On 3 August, Neymar Jr., the greatest Brazilian footballer of his generation, completed a US$263m move from Barcelona to Paris Saint-Germain (PSG). This not only broke the world record for a fee paid for a football player, but doubled it. The move has been viewed worldwide as a huge coup for PSG, who will now see one of the sport’s great icons plying his trade in the City of Lights, but also for the club’s owners in Qatar – a nation besieged by sanctions and in desperate need of good press.

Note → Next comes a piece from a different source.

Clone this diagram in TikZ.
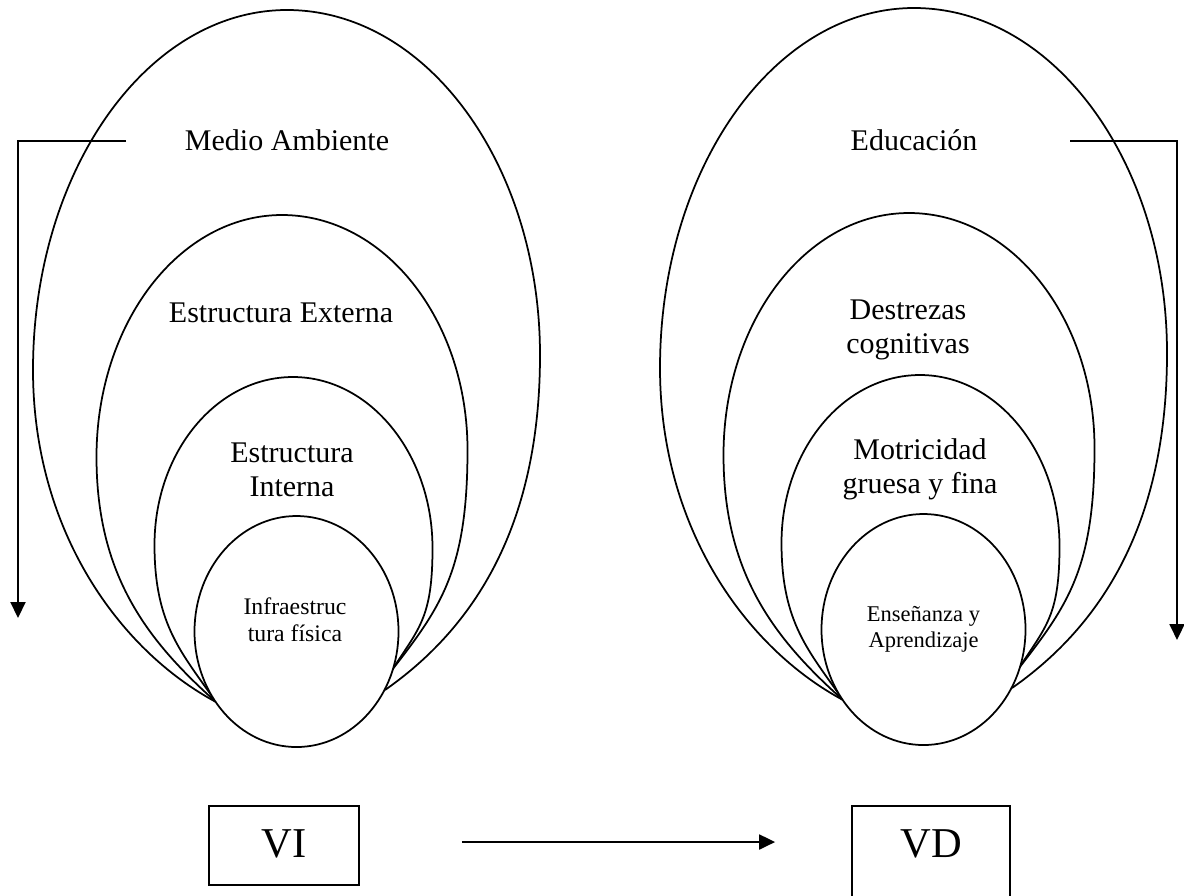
\documentclass[tikz,border=0pt]{standalone}
\usepackage{fontspec}
\setmainfont{Liberation Serif}
\usetikzlibrary{arrows.meta,shapes.geometric}

\begin{document}
\begin{tikzpicture}[x=0.4pt, y=-0.4pt,
        outline/.style={line width=0.7pt},
        core/.style={ellipse, draw, line width=0.7pt, fill=white, inner sep=0pt,
            minimum width=81.6pt, minimum height=92.4pt},
        lbl/.style={align=center, font=\fontsize{12}{13.6}\selectfont},
        smalllbl/.style={align=center, font=\fontsize{9.5}{10.7}\selectfont},
        varbox/.style={draw, line width=0.7pt, inner xsep=0pt, inner ysep=0pt, anchor=base,
            text height=20.4pt, font=\fontsize{17}{20}\selectfont},
        flowarrow/.style={line width=0.8pt, -{Triangle[length=6.4pt, width=6pt]}}]
    \useasboundingbox (0,0) rectangle (1184,895);
    \clip (0,0) rectangle (1184,895);

    % left group
    \draw[outline] (216,702) .. controls (119,650) and (33,530) .. (33,370)
        .. controls (33,171) and (147,10) .. (287,10)
        .. controls (427,10) and (540,165) .. (540,355)
        .. controls (540,525) and (475,627) .. (385,690);
    \draw[outline] (216,702) .. controls (149,642) and (96.5,577) .. (96.5,457)
        .. controls (96.5,323) and (179.5,215) .. (282,215)
        .. controls (384.5,215) and (467.5,320) .. (467.5,450)
        .. controls (467.5,570) and (441,607) .. (392,670);
    \draw[outline] (216,702) .. controls (182,653) and (154.5,625) .. (154.5,545)
        .. controls (154.5,452) and (216.5,377) .. (293,377)
        .. controls (370,377) and (432.5,454) .. (432.5,548)
        .. controls (432.5,618) and (419,628) .. (392,670);
    \node[core] (infra) at (296.5,631.5) {};
    \node[smalllbl] (infratext) at (295,620) {Infraestruc\\tura física};
    \node[lbl] (medio) at (287,140) {Medio Ambiente};
    \node[lbl] (externa) at (281,313) {Estructura Externa};
    \node[lbl] (interna) at (292,470) {Estructura\\Interna};

    % right group
    \begin{scope}[shift={(627,-2)}]
        \draw[outline] (216,702) .. controls (119,650) and (33,530) .. (33,370)
            .. controls (33,171) and (147,10) .. (287,10)
            .. controls (427,10) and (540,165) .. (540,355)
            .. controls (540,525) and (475,627) .. (385,690);
        \draw[outline] (216,702) .. controls (149,642) and (96.5,577) .. (96.5,457)
            .. controls (96.5,323) and (179.5,215) .. (282,215)
            .. controls (384.5,215) and (467.5,320) .. (467.5,450)
            .. controls (467.5,570) and (441,607) .. (392,670);
        \draw[outline] (216,702) .. controls (182,653) and (154.5,625) .. (154.5,545)
            .. controls (154.5,452) and (216.5,377) .. (293,377)
            .. controls (370,377) and (432.5,454) .. (432.5,548)
            .. controls (432.5,618) and (419,628) .. (392,670);
        \node[core, font=\fontsize{9}{10.4}\selectfont, align=center] (ensenanza)
            at (296.5,631.5) {Enseñanza y\\Aprendizaje};
        \node[lbl] (educacion) at (287,142) {Educación};
        \node[lbl] (destrezas) at (281,332) {Destrezas\\cognitivas};
        \node[lbl] (motricidad) at (293,471) {Motricidad\\gruesa y fina};
    \end{scope}

    % side arrows
    \coordinate (mfrom) at (126,141);
    \coordinate (mto) at (18,618);
    \draw[flowarrow] (mfrom) -| (mto);
    \coordinate (efrom) at (1070,141);
    \coordinate (eto) at (1177,640);
    \draw[flowarrow] (efrom) -| (eto);

    % variables
    \node[varbox, minimum width=60pt, text depth=11.2pt] (vi) at (284,857) {VI};
    \node[varbox, minimum width=63.2pt, text depth=19.6pt] (vd) at (931,857) {VD};
    \draw[flowarrow, shorten <=40.8pt, shorten >=30.4pt]
        ([yshift=6pt]vi.base east) -- ([yshift=6pt]vd.base west);
\end{tikzpicture}
\end{document}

Qatar is the world’s largest exporter of liquefied natural gas, and also the richest nation per capita. As a tiny gulf state, its rulers have learned that in order to project its influence it must make the most of its soft power. This has included funding the popular Al-Jazeera news network; buying acres of prime property in Western cities, notably London; and founding Qatar Airways – officially judged the “world’s best airline” in 2017 in the Skytrax World Airline Awards.

Breaking into the world of sport

Many resource-rich gulf states have dabbled in footballing investment. Among the most eye-catching are Abu Dhabi’s purchase of Manchester City and Dubai’s Emirates airline sponsoring Arsenal, Real Madrid, AC Milan and Benfica. That said, Qatar has gone further than the others in grasping the potential that heavy investment in the beautiful game can provide.

Qatar Sports Investments bought PSG in 2011 and have set about building a club that can compete with the game’s traditional elite. Qatar also launched kit sponsorship deals with Barcelona – firstly with the Qatar Foundation and then Qatar Airways. Most importantly, having brushed off widespread allegations of corruption and vote buying, Qatar won its bid to host the World Cup in 2022.

In spite of the fiscal tightening that occurred as a consequence of the fall in the world oil price, Qatar has continued to makes high profile investments in the West. This, combined with delicate diplomacy in the Middle East, had helped the country to quietly make a respectable name for itself. That was until June 5, when a collection of Arab nations, led by Saudi Arabia, placed sanctions upon the Qataris.

Qatar’s capital, Doha. Photo Credit: holidayme.com

A political cauldron in the Gulf

The Saudi-led bloc, which includes Egypt, Bahrain and the United Arab Emirates, has closed all land borders with Qatar, withdrawn ambassadors and demanded that all Qatari nationals leave their territories. They claimed that Qatar had been supporting “terrorist” organisations – citing Doha’s funding of Hamas in Gaza and the Muslim Brotherhood in Egypt. They also demanded that Al-Jazeera be closed down, accusing it of proliferating hate speech and supporting extremism.

Where does Neymar Jr. fit into all of this?

Qatar is determined to be seen as undeterred by the Saudi-led sanctions, and has responded by finalising agreements to procure seven warships from Italy and a number of F-15 fighter jets from the U.S., according to Bloomberg.

Further, in a speech on July 21, two weeks after the sanctions were put in place, Qatar’s emir, Sheikh Tamim bin Hamad al-Thani, stressed the need to respond by “developing [Qatar’s] sources of soft power at the international level”.

Two weeks later, the Neymar deal is done. Barcelona had placed his release clause at US$263m for a reason – they presumed that the sum would be well beyond the financial reach of any rival. Indeed, Spanish league’s president, Javier Tebas, complained of “financial doping by a club-state” in an interview with Spanish newspaper AS. The fact that PSG were able to offer double the amount paid for any player, ever, is proof that Qatar retains a long reach.

Qatar flexes its muscles

“Having the best player in the world shows the rest of the world that if Qatar is determined, they still have the largest assets to draw from and if needed they will use the money that they have to further their agenda,” claimed Andreas Krieg, a political risk analyst at King’s College London, in an interview with AFP.

The Neymar Jr. purchase “sends a very strong signal to the sporting world and a very strong signal of defiance towards the UAE and Saudi Arabia,” he added. “They wanted this player and they used the money to buy him at whatever price.”

The spectacular nature of the acquisition also offers another benefit: distracting people from the problems caused at home by the blockade. As Simon Chadwick, sports enterprise professor at the University of Salford, told Bloomberg, “the last thing Saudi Arabia wants is people all over the world talking about Qatar”.

For how long Qatar can bask in the glow of its shiny new acquisition remains to be seen. Qatar needs a box of tricks even larger than that at the disposal of the brilliant Brazilian to haul itself out of the diplomatic doldrums in which it currently flounders.